┌─ Dataset section

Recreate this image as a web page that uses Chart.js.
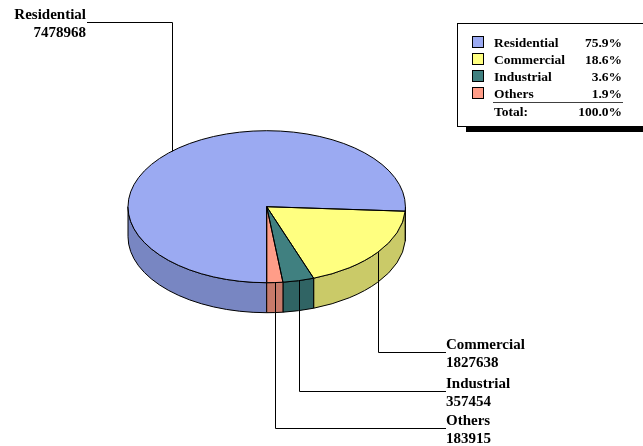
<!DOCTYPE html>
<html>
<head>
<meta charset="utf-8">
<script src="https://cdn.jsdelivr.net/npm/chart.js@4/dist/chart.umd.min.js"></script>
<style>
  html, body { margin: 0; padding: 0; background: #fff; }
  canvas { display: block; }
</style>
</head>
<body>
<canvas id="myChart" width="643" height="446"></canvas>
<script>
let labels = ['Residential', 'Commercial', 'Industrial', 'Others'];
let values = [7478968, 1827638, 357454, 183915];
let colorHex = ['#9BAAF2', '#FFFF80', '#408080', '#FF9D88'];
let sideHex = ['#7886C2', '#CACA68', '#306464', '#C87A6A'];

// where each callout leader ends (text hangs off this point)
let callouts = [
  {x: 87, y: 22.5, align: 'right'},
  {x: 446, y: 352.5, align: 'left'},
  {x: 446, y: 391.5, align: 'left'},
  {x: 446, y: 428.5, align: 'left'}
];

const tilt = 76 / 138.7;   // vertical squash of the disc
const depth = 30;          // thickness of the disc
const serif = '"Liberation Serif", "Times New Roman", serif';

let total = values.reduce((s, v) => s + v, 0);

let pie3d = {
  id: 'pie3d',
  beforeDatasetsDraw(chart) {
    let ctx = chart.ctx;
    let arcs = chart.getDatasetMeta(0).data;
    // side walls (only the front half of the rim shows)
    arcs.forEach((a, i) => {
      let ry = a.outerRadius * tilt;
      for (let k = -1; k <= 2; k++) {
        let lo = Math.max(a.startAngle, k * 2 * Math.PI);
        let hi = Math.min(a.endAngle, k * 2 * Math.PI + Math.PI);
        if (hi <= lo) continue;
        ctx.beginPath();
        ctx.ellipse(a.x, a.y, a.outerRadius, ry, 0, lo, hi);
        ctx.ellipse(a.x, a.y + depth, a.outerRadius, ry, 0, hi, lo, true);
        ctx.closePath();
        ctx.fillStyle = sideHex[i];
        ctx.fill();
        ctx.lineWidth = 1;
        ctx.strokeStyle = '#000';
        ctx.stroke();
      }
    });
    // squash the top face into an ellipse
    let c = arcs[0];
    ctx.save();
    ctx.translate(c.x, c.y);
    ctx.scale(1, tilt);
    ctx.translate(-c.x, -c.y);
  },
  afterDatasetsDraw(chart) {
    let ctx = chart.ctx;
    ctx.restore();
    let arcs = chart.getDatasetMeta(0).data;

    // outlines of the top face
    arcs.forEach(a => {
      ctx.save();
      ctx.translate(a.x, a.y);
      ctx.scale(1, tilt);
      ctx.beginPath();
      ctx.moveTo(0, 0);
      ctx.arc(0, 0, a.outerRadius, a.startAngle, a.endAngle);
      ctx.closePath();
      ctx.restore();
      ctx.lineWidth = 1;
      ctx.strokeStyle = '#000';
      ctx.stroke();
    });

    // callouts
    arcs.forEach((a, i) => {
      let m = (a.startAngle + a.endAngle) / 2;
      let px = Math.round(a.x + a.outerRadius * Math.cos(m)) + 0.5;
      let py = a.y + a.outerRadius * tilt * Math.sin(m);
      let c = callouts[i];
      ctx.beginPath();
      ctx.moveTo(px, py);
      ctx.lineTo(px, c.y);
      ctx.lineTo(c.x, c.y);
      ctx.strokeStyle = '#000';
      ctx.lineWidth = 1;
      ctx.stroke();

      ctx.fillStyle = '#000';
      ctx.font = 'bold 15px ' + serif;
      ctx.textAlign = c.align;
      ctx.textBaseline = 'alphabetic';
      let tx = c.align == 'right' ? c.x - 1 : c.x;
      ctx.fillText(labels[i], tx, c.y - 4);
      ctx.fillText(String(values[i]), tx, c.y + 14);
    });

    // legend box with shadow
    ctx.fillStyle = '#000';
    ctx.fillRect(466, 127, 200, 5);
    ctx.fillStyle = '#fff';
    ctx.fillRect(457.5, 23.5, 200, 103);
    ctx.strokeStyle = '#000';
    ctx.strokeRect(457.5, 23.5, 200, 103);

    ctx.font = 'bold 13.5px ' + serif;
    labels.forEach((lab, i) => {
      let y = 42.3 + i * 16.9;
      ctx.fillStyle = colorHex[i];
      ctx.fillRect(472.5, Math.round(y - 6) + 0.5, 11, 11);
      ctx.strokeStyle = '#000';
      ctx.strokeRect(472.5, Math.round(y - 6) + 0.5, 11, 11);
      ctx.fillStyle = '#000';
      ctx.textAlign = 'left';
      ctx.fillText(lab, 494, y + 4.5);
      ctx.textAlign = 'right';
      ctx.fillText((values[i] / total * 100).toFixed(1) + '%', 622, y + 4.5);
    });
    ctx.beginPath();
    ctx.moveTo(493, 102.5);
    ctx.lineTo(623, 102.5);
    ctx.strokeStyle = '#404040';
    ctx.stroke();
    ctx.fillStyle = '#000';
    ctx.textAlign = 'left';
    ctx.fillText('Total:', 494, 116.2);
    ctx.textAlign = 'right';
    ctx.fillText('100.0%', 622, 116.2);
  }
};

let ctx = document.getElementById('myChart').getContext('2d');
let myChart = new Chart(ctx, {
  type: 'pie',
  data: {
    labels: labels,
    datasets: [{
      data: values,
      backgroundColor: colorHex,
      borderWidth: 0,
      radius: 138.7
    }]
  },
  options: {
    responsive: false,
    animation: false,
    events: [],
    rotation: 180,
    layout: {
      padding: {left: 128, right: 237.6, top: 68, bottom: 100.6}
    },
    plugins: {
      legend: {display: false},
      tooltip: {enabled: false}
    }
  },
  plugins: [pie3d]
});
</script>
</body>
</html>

└─

▸ **Your objective**
Repeat the lines above, starting at the first and stopping after the line that holds "let total = values.reduce((s, v)", with the pictures left out.

▸ **Finished task**
Recreate this image as a web page that uses Chart.js.
<!DOCTYPE html>
<html>
<head>
<meta charset="utf-8">
<script src="https://cdn.jsdelivr.net/npm/chart.js@4/dist/chart.umd.min.js"></script>
<style>
  html, body { margin: 0; padding: 0; background: #fff; }
  canvas { display: block; }
</style>
</head>
<body>
<canvas id="myChart" width="643" height="446"></canvas>
<script>
let labels = ['Residential', 'Commercial', 'Industrial', 'Others'];
let values = [7478968, 1827638, 357454, 183915];
let colorHex = ['#9BAAF2', '#FFFF80', '#408080', '#FF9D88'];
let sideHex = ['#7886C2', '#CACA68', '#306464', '#C87A6A'];

// where each callout leader ends (text hangs off this point)
let callouts = [
  {x: 87, y: 22.5, align: 'right'},
  {x: 446, y: 352.5, align: 'left'},
  {x: 446, y: 391.5, align: 'left'},
  {x: 446, y: 428.5, align: 'left'}
];

const tilt = 76 / 138.7;   // vertical squash of the disc
const depth = 30;          // thickness of the disc
const serif = '"Liberation Serif", "Times New Roman", serif';

let total = values.reduce((s, v) => s + v, 0);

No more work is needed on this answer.